When a Walmart employee forces a covered, nursing mother to move from the bathroom to a toilet stall, we know America has hit a new low in nursing harassment.
Exactly that happened on Friday July 25th in Jacksonville, North Carolina when Kelly Messing noticed her infant was hungry. Since she was not comfortable with nursing in public she chose to nurse in the ladies’ restroom, while wearing a cover. During this time, she was approached by a Walmart employee and asked to move to a toilet stall as she was “making other customers uncomfortable” (ReadPaa.la’s report for more details).
What happened to Kelly speaks to us at Best for Babes because fear of nursing in public, and harassment for nursing in public, are big time Breastfeeding Booby Traps®! This is precisely why Best for Babes appointed Michelle Hickman (a.k.a. Target mom) as our Director of Activism and developed our nursing in public hotline. (Read Michelle’s story: Target Employees Bully Breastfeeding Mom Despite Corporate Policy.) We cannot fault the employee, who was clearly not properly trained, for simply responding to complaints. That employee, unfortunately, was unaware of the North Carolina state law and because of inadequate training, did not realize how this action shamed the mom. The fault lies with the national Walmart corporation, that has repeatedly failed to adequately train their employees and put proper company-wide policies in place. The other issue at hand is the fact that patrons in the store complained, a clear indication that we have a long way to go in changing the perception of breastfeeding.
Here are steps you can take to support mothers and babies:
1. Please join the nurse-in at the Jacksonville Walmart on N. Marine Boulevard at 2:00 p.m. today (RSVP HERE). The plan is to meet, then break off in small groups, dispersed throughout the store, to nurse in groups. The hope is that this will subtly normalize breastfeeding for the public and give patrons an opportunity to observe that nursing in public is a normal and natural part of life, much like giving a child a kiss or a hug in public. As a bonus, the participants will receive Breastfeeding in Public cards with info on the North Carolina Breastfeeding Coalition, copies of the State Law, and our very own NIP Harassment Hotline on it!
2. Continue to pressure the local Jacksonville Walmart via Facebook comments and poor reviews. Unfortunately as far as we can tell there is no way to public way rate or publicly comment to the national Walmart corporation, they have been deleting comments (have better info? leave it in the comments!). You can also write or call corporate headquarters and tweet at Walmart; See Paa.la’s post for their corporate contact information and more details. We are happy that the local Jacksonville Walmart promises to train their employees, but one training won’t prevent this from happening again. We need the local Jacksonville Walmart to put pressure on the national corporation to institute a strong and effective company-wide policy and training program.

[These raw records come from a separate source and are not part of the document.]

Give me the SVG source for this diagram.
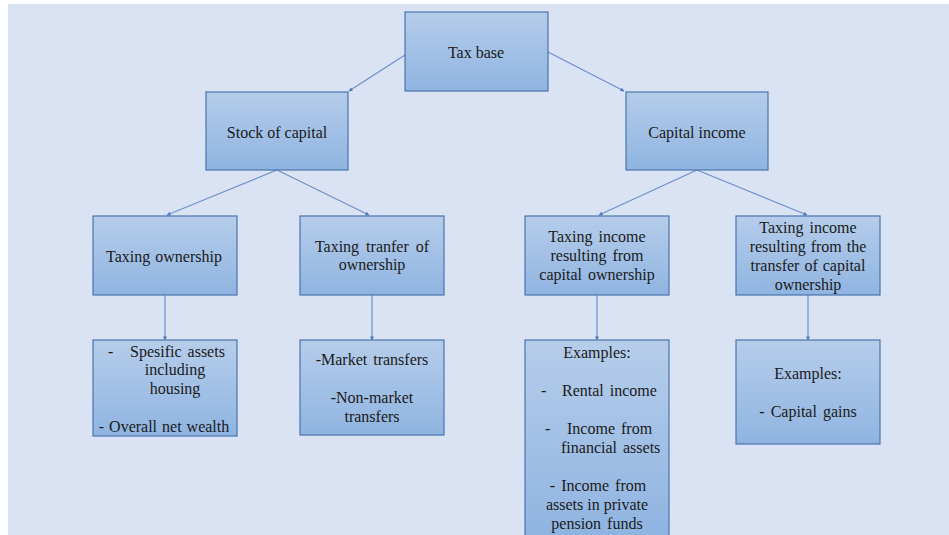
<svg xmlns="http://www.w3.org/2000/svg" width="949" height="535" viewBox="0 0 949 535">
<defs>
<linearGradient id="g" x1="0" y1="0" x2="0" y2="1">
<stop offset="0" stop-color="#b6cdea"/>
<stop offset="1" stop-color="#8fb4e1"/>
</linearGradient>
<marker id="ah" viewBox="0 0 10 10" refX="9" refY="5" markerWidth="4" markerHeight="4" orient="auto" markerUnits="userSpaceOnUse">
<path d="M0,0 L10,5 L0,10 z" fill="#4f78bf"/>
</marker>
<style>
.box{fill:url(#g);stroke:#4a74ad;stroke-width:1.2}
.t{font-family:"Liberation Serif","Times New Roman",serif;font-size:16px;fill:#1a1a1a;text-anchor:middle}
.ts{font-family:"Liberation Serif","Times New Roman",serif;font-size:16px;fill:#1a1a1a}
.c{stroke:#6d8fcc;stroke-width:1.2;fill:none;marker-end:url(#ah)}
</style>
</defs>
<rect x="0" y="0" width="949" height="535" fill="#ffffff"/>
<rect x="8" y="4" width="941" height="531" fill="#dae3f3"/>
<g id="connectors">
<line class="c" x1="405" y1="55" x2="349" y2="91"/>
<line class="c" x1="548" y1="52" x2="624" y2="91"/>
<line class="c" x1="277" y1="170" x2="167" y2="215"/>
<line class="c" x1="277" y1="170" x2="369" y2="215"/>
<line class="c" x1="697" y1="170" x2="599" y2="215"/>
<line class="c" x1="697" y1="170" x2="807" y2="215"/>
<line class="c" x1="165" y1="295" x2="165" y2="340"/>
<line class="c" x1="372" y1="295" x2="372" y2="340"/>
<line class="c" x1="597" y1="295" x2="597" y2="340"/>
<line class="c" x1="808" y1="295" x2="808" y2="340"/>
</g>
<g id="tax-base">
<rect class="box" x="405" y="12" width="143" height="79"/>
<text class="t" x="476" y="58">Tax base</text>
</g>
<g id="stock-of-capital">
<rect class="box" x="206" y="92" width="142" height="78"/>
<text class="t" x="277" y="138">Stock of capital</text>
</g>
<g id="capital-income">
<rect class="box" x="626" y="92" width="142" height="78"/>
<text class="t" x="697" y="138">Capital income</text>
</g>
<g id="taxing-ownership">
<rect class="box" x="93" y="216" width="144" height="79"/>
<text class="t" x="164" y="262" word-spacing="1">Taxing ownership</text>
</g>
<g id="taxing-transfer">
<rect class="box" x="300" y="216" width="144" height="79"/>
<text class="t" x="372" y="252" word-spacing="3">Taxing tranfer of</text>
<text class="t" x="372" y="270">ownership</text>
</g>
<g id="taxing-income-ownership">
<rect class="box" x="525" y="216" width="144" height="79"/>
<text class="t" x="597" y="242" word-spacing="2">Taxing income</text>
<text class="t" x="597" y="261" word-spacing="2">resulting from</text>
<text class="t" x="597" y="280" word-spacing="2">capital ownership</text>
</g>
<g id="taxing-income-transfer">
<rect class="box" x="736" y="216" width="144" height="79"/>
<text class="t" x="808" y="233" word-spacing="2">Taxing income</text>
<text class="t" x="808" y="252" word-spacing="1">resulting from the</text>
<text class="t" x="808" y="271" word-spacing="1">transfer of capital</text>
<text class="t" x="808" y="290">ownership</text>
</g>
<g id="ownership-examples">
<rect class="box" x="93" y="340" width="144" height="96"/>
<text class="ts" x="108" y="357">-</text>
<text class="ts" x="130" y="357" word-spacing="2">Spesific assets</text>
<text class="t" x="175" y="375">including</text>
<text class="t" x="175" y="394">housing</text>
<text class="t" x="164" y="432" word-spacing="1">- Overall net wealth</text>
</g>
<g id="transfer-examples">
<rect class="box" x="300" y="340" width="144" height="95"/>
<text class="t" x="372" y="365" word-spacing="2">-Market transfers</text>
<text class="t" x="372" y="403">-Non-market</text>
<text class="t" x="372" y="422">transfers</text>
</g>
<g id="income-examples">
<rect class="box" x="525" y="340" width="144" height="197"/>
<text class="t" x="597" y="358">Examples:</text>
<text class="ts" x="541" y="396">-</text>
<text class="ts" x="562" y="396" word-spacing="2">Rental income</text>
<text class="ts" x="545" y="434">-</text>
<text class="ts" x="567" y="434" word-spacing="2">Income from</text>
<text class="ts" x="561" y="453" word-spacing="2">financial assets</text>
<text class="t" x="598" y="491" word-spacing="2">- Income from</text>
<text class="t" x="597" y="510">assets in private</text>
<text class="t" x="597" y="529" word-spacing="2">pension funds</text>
</g>
<g id="gains-examples">
<rect class="box" x="736" y="340" width="144" height="104"/>
<text class="t" x="808" y="379">Examples:</text>
<text class="t" x="808" y="417" word-spacing="2">- Capital gains</text>
</g>
</svg>
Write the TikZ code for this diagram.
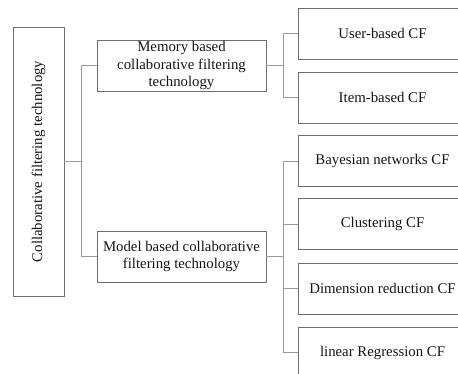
\documentclass[tikz,border=0pt]{standalone}
\usepackage{fontspec}
\setmainfont{Liberation Serif}
\definecolor{boxgray}{HTML}{6E6E6E}
\definecolor{linegray}{HTML}{9A9A9A}
\definecolor{txtgray}{HTML}{141414}
\tikzset{
  cfbox/.style={draw=boxgray, line width=0.9pt, text=txtgray, inner sep=0pt, align=center,
    font=\fontsize{14.8}{17.5}\selectfont},
  leafbox/.style={cfbox, minimum width=169, minimum height=51},
  link/.style={draw=linegray, line width=0.9pt}
}
\begin{document}
\begin{tikzpicture}[x=1pt, y=-1pt]
\useasboundingbox (0, 0) rectangle (458, 374);
\clip (0, 0) rectangle (458, 374);
\node[cfbox, rotate=90, minimum width=269, minimum height=51](root) at (38.5, 161.5) {Collaborative filtering technology};
\node[cfbox, minimum width=169, minimum height=51](mem) at (181.5, 65.5) {Memory based\\collaborative filtering\\technology};
\node[cfbox, minimum width=169, minimum height=51](mod) at (181.5, 256.5) {Model based collaborative\\filtering technology};
\node[leafbox](user) at (382.5, 33.5) {User-based CF};
\node[leafbox](item) at (382.5, 97.5) {Item-based CF};
\node[leafbox](bayes) at (382.5, 161) {Bayesian networks CF};
\node[leafbox](clust) at (382.5, 224) {Clustering CF};
\node[leafbox](dimred) at (382.5, 288.5) {Dimension reduction CF};
\node[leafbox](linreg) at (382.5, 352.5) {linear Regression CF};
\coordinate (j1) at (81, 161.5);
\coordinate (j2) at (283, 65.5);
\coordinate (j3) at (283, 256.5);
\draw[link] (root.south) -- (j1);
\draw[link] (mem.west) -| (j1);
\draw[link] (mod.west) -| (j1);
\draw[link] (mem.east) -- (j2);
\draw[link] (user.west) -| (j2);
\draw[link] (item.west) -| (j2);
\draw[link] (mod.east) -- (j3);
\draw[link] (bayes.west) -| (j3);
\draw[link] (clust.west) -| (j3);
\draw[link] (dimred.west) -| (j3);
\draw[link] (linreg.west) -| (j3);
\end{tikzpicture}
\end{document}
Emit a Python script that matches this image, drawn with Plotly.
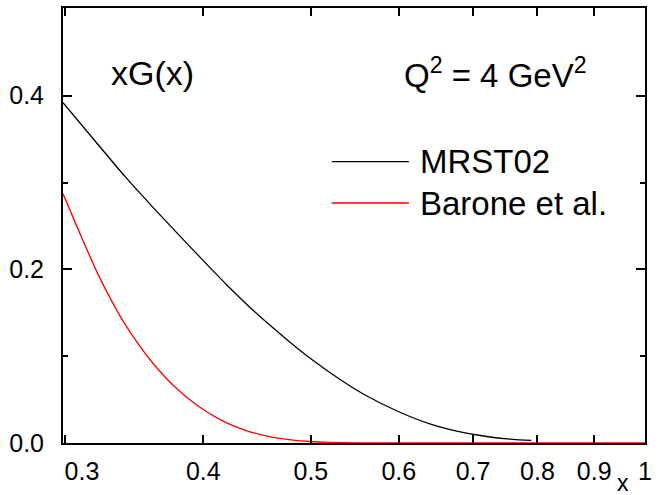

3. Support the Nursing in Public Hotline by purchasing the cards or by donating $5 to Keep it Alive! Your support will enable us to educate more people about breastfeeding laws but even more importantly, enable us to leverage our partnerships to hold companies like Walmart, Target and Delta accountable, as well as implementing new and more effective strategies to change the public perception of breastfeeding. In the past, Best for Babes has repeatedly tried to gently and positively persuade executive management at Walmart that it is good for business to support nursing customers and employees. Although local managers have spoken with the nurse-in organizers and are planning continued training, the fact that incidences at Walmart have been happening for YEARS prove that there is no company-wide commitment to training. We feel that public relations statements and reassurances by companies like Walmart, Target, Delta and others are clearly lip service and will be looking at developing a new strategy to effect change. Stay tuned and join us for updates!
In the meantime, let’s hope that this new style of nurse-in will effect some change in policy writing as well as in the hearts of the general public visiting.